Cristina Buarque era uma guardiã do samba

Foto/Reprodução/Contigo.

Ela cantava assim: “Vem, meu menino vadio/Vem, sem mentir pra você/Vem, mas vem sem fantasia/Que da noite pro dia/Você não vai crescer…”.

Ele cantava assim: “Ah, eu quero te dizer/Que o instante de te ver/Custou tanto penar/Não vou me arrepender…”.

Ela era Cristina, 18 anos incompletos. Ele era Chico Buarque, 24 anos, seu irmão ainda muito jovem, mas já uma celebridade na música popular brasileira.

O ano era 1968. O disco, o terceiro e último LP de Chico Buarque na RGE, sua primeira gravadora. A música, chamada Sem Fantasia, ele fez para a peça Roda Viva.

Sem Fantasia é uma das mais belas canções de Chico Buarque. Ele e Maria Bethânia regravaram a música naquele álbum ao vivo de 1975.

Em 2022/23, o dueto de Sem Fantasia era um dos momentos mais emocionantes da turnê que Chico Buarque fez tendo Mônica Salmaso como convidada.

Sem Fantasia com Chico Buarque e Maria Bethânia tem – por causa de Bethânia – uma força dramática que não há no registro original do disco de 1968.

Na gravação de 1968, há uma contenção nas vozes de Chico e de Cristina, mas já estava claro – e o tempo confirmaria – que tínhamos ali um grande momento do compositor.

Sem Fantasia é a primeira lembrança que tenho de Cristina. E foi do que me recordei quando soube da sua morte, aos 74 anos, neste domingo de Páscoa de 2025.

Por muitos anos, Cristina foi só Cristina. O Buarque do irmão famoso, ela só incorporou ao seu nome artístico bem mais tarde, quando nem precisava mais.

Cristina teve uma carreira discretíssima, como ela parecia ser. Seu único grande sucesso popular, no início dos anos 1970, foi o samba Quantas Lágrimas.

Bastidores, Chico compôs para ela, mas Cauby Peixoto gravou, e o que ele fez com a música é tão extraordinário que pensamos ser Cauby, e não Chico, o autor.

Vi Cristina ao vivo no Projeto Pixinguinha de 1979. No Cine Santo Antônio, por cinco noites, ela dividiu o palco com o Época de Ouro, o conjunto de Jacob do Bandolim.

Também vi Cristina num show em que o seu papel não era de protagonista. Dessa vez, ela fazia backing vocal na banda de Paulinho da Viola.

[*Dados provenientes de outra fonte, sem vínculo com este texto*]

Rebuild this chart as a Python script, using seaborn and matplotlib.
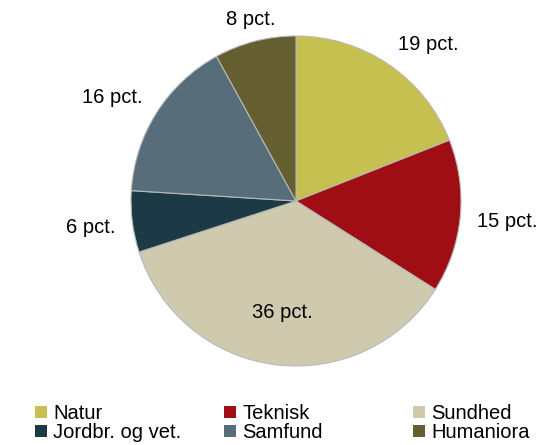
import numpy as np
import matplotlib
matplotlib.use("Agg")
import matplotlib.pyplot as plt
import matplotlib.patches as mpatches
import seaborn as sns

categories = ["Natur", "Teknisk", "Sundhed", "Jordbr. og vet.", "Samfund", "Humaniora"]
shares = [19, 15, 36, 6, 16, 8]
labels = ["19 pct.", "15 pct.", "36 pct.", "6 pct.", "16 pct.", "8 pct."]
colors = ["#C6C050", "#9E0E14", "#CFCAAE", "#1B3A45", "#576E7A", "#645E30"]

sns.set_theme(style="white")
plt.rcParams['font.family'] = ['Liberation Sans', 'DejaVu Sans']
plt.rcParams['text.color'] = 'black'
fs = 14.5

fig = plt.figure(figsize=(5.41, 4.45), dpi=100)
ax = fig.add_axes([131 / 541, 79 / 445, 330 / 541, 330 / 445])

wedges, _ = ax.pie(shares, colors=colors, startangle=90, counterclock=False,
                   radius=1, wedgeprops=dict(edgecolor="#b8b8b8", linewidth=0.8))
ax.set_xlim(-1, 1)
ax.set_ylim(-1, 1)
ax.set_aspect("equal")
ax.axis("off")

# labels: biggest slice inside, rest just outside the rim
for w, lab, val in zip(wedges, labels, shares):
    ang = np.deg2rad((w.theta1 + w.theta2) / 2)
    c, s = np.cos(ang), np.sin(ang)
    if val == max(shares):
        ax.text(0.68 * c, 0.68 * s, lab, ha="center", va="center", fontsize=fs)
        continue
    r = 1.1
    ha = "center" if abs(c) < 0.3 else ("left" if c > 0 else "right")
    va = "center" if abs(s) < 0.3 else ("bottom" if s > 0 else "top")
    ax.text(r * c, r * s - 0.02, lab, ha=ha, va=va, fontsize=fs, clip_on=False)

# legend: three columns, two rows
handles = [mpatches.Patch(facecolor=col, edgecolor="none") for col in colors]
col_x = [35, 224, 413]
for i, x in enumerate(col_x):
    idx = [i, i + 3]
    fig.legend([handles[j] for j in idx], [categories[j] for j in idx],
               loc="upper left", bbox_to_anchor=(x / 541, 1 - 404 / 445),
               frameon=False, fontsize=fs, handlelength=0.6, handleheight=0.6,
               handletextpad=0.3, labelspacing=0.0, borderpad=0, borderaxespad=0)

fig.savefig("out.png", dpi=100)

O negócio de Cristina era o samba. A tradição do samba, as rodas de samba do Rio de Janeiro, os grandes autores que infelizmente ficam na sombra. Foi a eles e ao ambiente deles que Cristina se dedicou ao longo de sua carreira.

Ao saber da morte, a compositora Joyce Moreno foi às redes sociais e fez justiça a Cristina ao dizer que o samba perdeu sua guardiã.